Входит Семен Ступак, бухая деревяшкой, торопится сесть на стул: натрудил свою единственную ногу, — и тут же в дверях появляются лечащий врач Ефим Исаакович и медсестра Антонида.
Мы встаем, обращаем лица к двери. Привычка эта осталась в нас от школы, когда мы вставали навстречу учителю, от армии, когда мы вскакивали при виде старших по чину. Пожалуй, было и нечто новое: смущение и робость перед лечащим врачом — за свою болезнь, как за греховность, желание полным смирением задобрить маленького, норовистого человека Ефима Исааковича, как духа, и вымолить у него исцеление. Конечно, каждый из нас проявлял себя по-своему, индивидуально. Лейтенант Ваня, услышав «Садитесь, благодарю», принялся быстро поглядывать, «смущать» Антониду, будто и в санаторий приехал исключительно из-за любви к ней; Ступак спокойно ощупывает протез, поскрипывает, помахивает слегка деревяшкой — явно собирается в поход по пересеченной местности; Парфентьев «ест глазами начальство», Ефима Исааковича, и видно теперь, что он всю жизнь был таким: в школе, в армии, у себя в бухгалтерии на швейной фабрике; а я делаю вид, будто мне все равно — жизнь прошла, каверна 2×1,5 (два сантиметра на полтора) — не дырка на пиджаке и Ефим Исаакович не Иисус Христос.

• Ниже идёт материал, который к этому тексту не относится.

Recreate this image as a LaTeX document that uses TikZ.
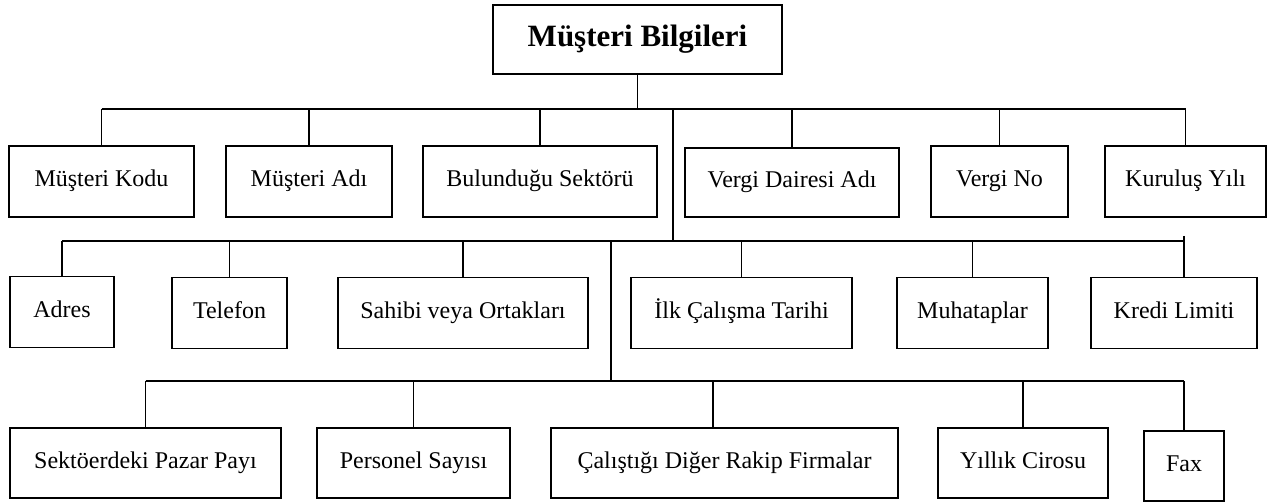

Он садится к столу, опрятный, тоненький, туго затянутый халатом, и со спины похож на девушку. Антонида стоит рядом, широкая, роскошная, как мать перед ребенком; отобрав четыре «Истории болезни», раскладывает перед ним веером, словно приглашает выбрать самую интересную карту.
Парфентьев следит за детскими, юркими руками Ефима Исааковича, и только они касаются крайней истории болезни, — он вскакивает, опускает плетями руки, говорит:
— Так точно, больной Парфентьев.
— Впервые слышу, — шутит Ефим Исаакович.
— Как же, доктор?.. — разводит бледные бухгалтерские ладони Парфентьев. — Я у вас состою.
И начинает быстро, очень складно докладывать о коликах, брожениях и дрожаниях в своем организме, заученно расстегиваясь и вытаскивая из брюк рубашку. Ефим Исаакович не слушает, просматривает историю болезни, после неохотно встает; вытянувшись на носках лакированных ботинок, приставляет к костлявой груди Парфентьева стетоскоп: не прослушать этого больного нельзя — и вправду серьезно заболеет.
— Я вас вылечу, — говорит Ефим Исаакович. — Вы больше других жить хотите.
Парфентьев радостно хихикает, усмехается Антонида, смешно мне, и Ступак наконец перестает мучить свой протез; а лейтенант Ваня, осмелев, придвинулся пилотную к Антониде, что-то бормочет в розовое ушко под белым чепцом; ее голубые проталины глаз сужаются, остреют, будто от слез, губы подрагивают, и кажется, — вот сейчас она прыснет в ладошки, расхохочется и убежит из палаты.
— Лейтенант, вам вредно волноваться, — Ефим Исаакович отстраняет Ваню, указывает пальчиком на стул.
Очередь Семена Ступака. Он рассказывает о своем самочувствии и опять мнет протез. Что за привычка? Мне уже по ночам мерещится этот деревянный скрип. И переживать Ступаку нечего особенно: несколько очажков на правом легком. Их залечат стрептомицином, фтивазином, паском, — все это он получает, и сердце прекрасно выдерживает. Обидно, что слишком много на одну душу досталось — другое дело. Но ведь могло и хуже быть.
Лейтенант Ваня говорит, что он здоров, ему пора выписываться и ехать в часть. А что «поддули» — так еще лучше: легкость во всем теле появилась, хоть подпрыгивай и летай.
— Буду летающий лейтенант.
Я смотрю на ярко конопатую грудь Вани и почему-то думаю о жене Ефима Исааковича. Она рыжая, рослая, с тоненькой талией и широким задом, даже больные старички третьей стадии оглядываются и смотрят ей вслед. Хочу представить, как они живут у себя на квартире, почему у них нет еще детей, вместе ли спят?.. Ведь она может нечаянно придавить Ефима Исааковича к стенке или столкнет на пол, и тогда послышится хруст, легкий звон: Ефим Исаакович разобьется, как дорогой сосуд.